Task description - Restate each of the lines below word for word and drop every picture.
━━━ Available data ━━━
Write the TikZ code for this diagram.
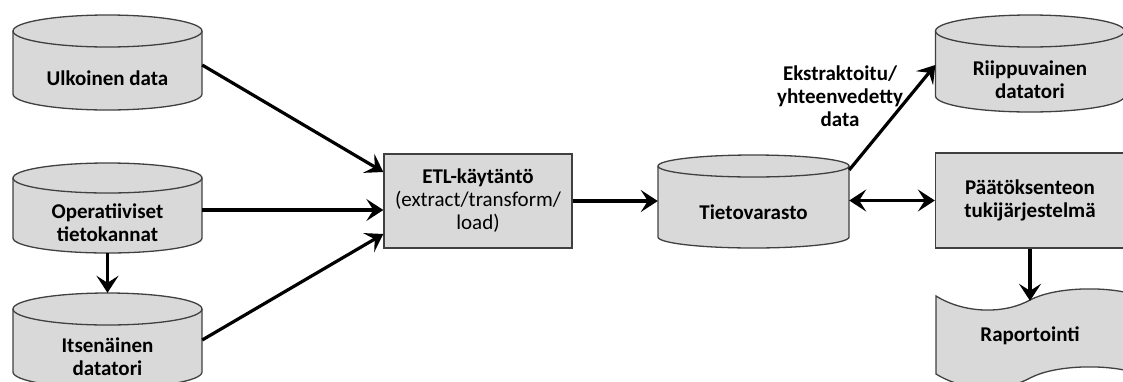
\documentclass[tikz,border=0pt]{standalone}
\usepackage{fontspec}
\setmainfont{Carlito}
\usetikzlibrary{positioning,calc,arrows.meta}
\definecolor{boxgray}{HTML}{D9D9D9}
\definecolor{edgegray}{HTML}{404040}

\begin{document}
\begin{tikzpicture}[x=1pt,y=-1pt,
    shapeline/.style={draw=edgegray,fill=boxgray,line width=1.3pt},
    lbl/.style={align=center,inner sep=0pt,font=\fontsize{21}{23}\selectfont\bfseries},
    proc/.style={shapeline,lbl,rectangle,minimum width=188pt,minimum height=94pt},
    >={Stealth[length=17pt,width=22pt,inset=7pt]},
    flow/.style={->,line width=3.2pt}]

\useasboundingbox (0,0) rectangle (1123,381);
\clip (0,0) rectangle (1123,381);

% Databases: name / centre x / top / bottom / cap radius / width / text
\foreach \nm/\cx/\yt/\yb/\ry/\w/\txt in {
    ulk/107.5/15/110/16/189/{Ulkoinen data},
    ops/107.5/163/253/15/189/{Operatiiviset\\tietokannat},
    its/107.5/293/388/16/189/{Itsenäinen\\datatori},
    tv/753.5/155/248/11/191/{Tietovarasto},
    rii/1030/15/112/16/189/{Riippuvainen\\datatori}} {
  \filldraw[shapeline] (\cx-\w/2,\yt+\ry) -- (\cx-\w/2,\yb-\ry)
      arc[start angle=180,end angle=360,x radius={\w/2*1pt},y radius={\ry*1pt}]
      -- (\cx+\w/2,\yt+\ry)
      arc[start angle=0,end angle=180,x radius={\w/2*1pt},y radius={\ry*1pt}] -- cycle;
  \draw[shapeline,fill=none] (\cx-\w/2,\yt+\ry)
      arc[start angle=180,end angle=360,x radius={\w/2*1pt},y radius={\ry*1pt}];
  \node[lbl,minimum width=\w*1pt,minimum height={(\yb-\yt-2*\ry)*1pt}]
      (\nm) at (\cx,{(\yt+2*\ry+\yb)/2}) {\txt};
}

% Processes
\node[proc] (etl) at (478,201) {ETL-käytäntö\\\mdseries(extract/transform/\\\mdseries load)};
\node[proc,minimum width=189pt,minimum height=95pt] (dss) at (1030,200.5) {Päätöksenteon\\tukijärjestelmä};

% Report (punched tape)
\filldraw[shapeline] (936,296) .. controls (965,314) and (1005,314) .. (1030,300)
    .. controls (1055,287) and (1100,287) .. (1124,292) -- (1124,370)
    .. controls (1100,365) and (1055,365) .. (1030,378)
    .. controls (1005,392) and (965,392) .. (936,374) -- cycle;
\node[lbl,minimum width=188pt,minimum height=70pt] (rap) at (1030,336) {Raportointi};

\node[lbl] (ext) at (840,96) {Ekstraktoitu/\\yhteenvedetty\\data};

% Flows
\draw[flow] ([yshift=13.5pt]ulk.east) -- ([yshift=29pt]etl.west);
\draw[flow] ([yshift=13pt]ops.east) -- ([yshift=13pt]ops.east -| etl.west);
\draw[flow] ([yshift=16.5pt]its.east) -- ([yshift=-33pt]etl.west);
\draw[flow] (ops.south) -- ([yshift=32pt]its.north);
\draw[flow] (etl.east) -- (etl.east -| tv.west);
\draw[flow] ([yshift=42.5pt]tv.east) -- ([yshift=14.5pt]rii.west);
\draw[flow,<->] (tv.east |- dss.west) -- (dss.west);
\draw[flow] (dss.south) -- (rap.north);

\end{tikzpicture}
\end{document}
━━━
Exercise result -
Write the TikZ code for this diagram.
\documentclass[tikz,border=0pt]{standalone}
\usepackage{fontspec}
\setmainfont{Carlito}
\usetikzlibrary{positioning,calc,arrows.meta}
\definecolor{boxgray}{HTML}{D9D9D9}
\definecolor{edgegray}{HTML}{404040}

\begin{document}
\begin{tikzpicture}[x=1pt,y=-1pt,
    shapeline/.style={draw=edgegray,fill=boxgray,line width=1.3pt},
    lbl/.style={align=center,inner sep=0pt,font=\fontsize{21}{23}\selectfont\bfseries},
    proc/.style={shapeline,lbl,rectangle,minimum width=188pt,minimum height=94pt},
    >={Stealth[length=17pt,width=22pt,inset=7pt]},
    flow/.style={->,line width=3.2pt}]

\useasboundingbox (0,0) rectangle (1123,381);
\clip (0,0) rectangle (1123,381);

% Databases: name / centre x / top / bottom / cap radius / width / text
\foreach \nm/\cx/\yt/\yb/\ry/\w/\txt in {
    ulk/107.5/15/110/16/189/{Ulkoinen data},
    ops/107.5/163/253/15/189/{Operatiiviset\\tietokannat},
    its/107.5/293/388/16/189/{Itsenäinen\\datatori},
    tv/753.5/155/248/11/191/{Tietovarasto},
    rii/1030/15/112/16/189/{Riippuvainen\\datatori}} {
  \filldraw[shapeline] (\cx-\w/2,\yt+\ry) -- (\cx-\w/2,\yb-\ry)
      arc[start angle=180,end angle=360,x radius={\w/2*1pt},y radius={\ry*1pt}]
      -- (\cx+\w/2,\yt+\ry)
      arc[start angle=0,end angle=180,x radius={\w/2*1pt},y radius={\ry*1pt}] -- cycle;
  \draw[shapeline,fill=none] (\cx-\w/2,\yt+\ry)
      arc[start angle=180,end angle=360,x radius={\w/2*1pt},y radius={\ry*1pt}];
  \node[lbl,minimum width=\w*1pt,minimum height={(\yb-\yt-2*\ry)*1pt}]
      (\nm) at (\cx,{(\yt+2*\ry+\yb)/2}) {\txt};
}

% Processes
\node[proc] (etl) at (478,201) {ETL-käytäntö\\\mdseries(extract/transform/\\\mdseries load)};
\node[proc,minimum width=189pt,minimum height=95pt] (dss) at (1030,200.5) {Päätöksenteon\\tukijärjestelmä};

% Report (punched tape)
\filldraw[shapeline] (936,296) .. controls (965,314) and (1005,314) .. (1030,300)
    .. controls (1055,287) and (1100,287) .. (1124,292) -- (1124,370)
    .. controls (1100,365) and (1055,365) .. (1030,378)
    .. controls (1005,392) and (965,392) .. (936,374) -- cycle;
\node[lbl,minimum width=188pt,minimum height=70pt] (rap) at (1030,336) {Raportointi};

\node[lbl] (ext) at (840,96) {Ekstraktoitu/\\yhteenvedetty\\data};

% Flows
\draw[flow] ([yshift=13.5pt]ulk.east) -- ([yshift=29pt]etl.west);
\draw[flow] ([yshift=13pt]ops.east) -- ([yshift=13pt]ops.east -| etl.west);
\draw[flow] ([yshift=16.5pt]its.east) -- ([yshift=-33pt]etl.west);
\draw[flow] (ops.south) -- ([yshift=32pt]its.north);
\draw[flow] (etl.east) -- (etl.east -| tv.west);
\draw[flow] ([yshift=42.5pt]tv.east) -- ([yshift=14.5pt]rii.west);
\draw[flow,<->] (tv.east |- dss.west) -- (dss.west);
\draw[flow] (dss.south) -- (rap.north);

\end{tikzpicture}
\end{document}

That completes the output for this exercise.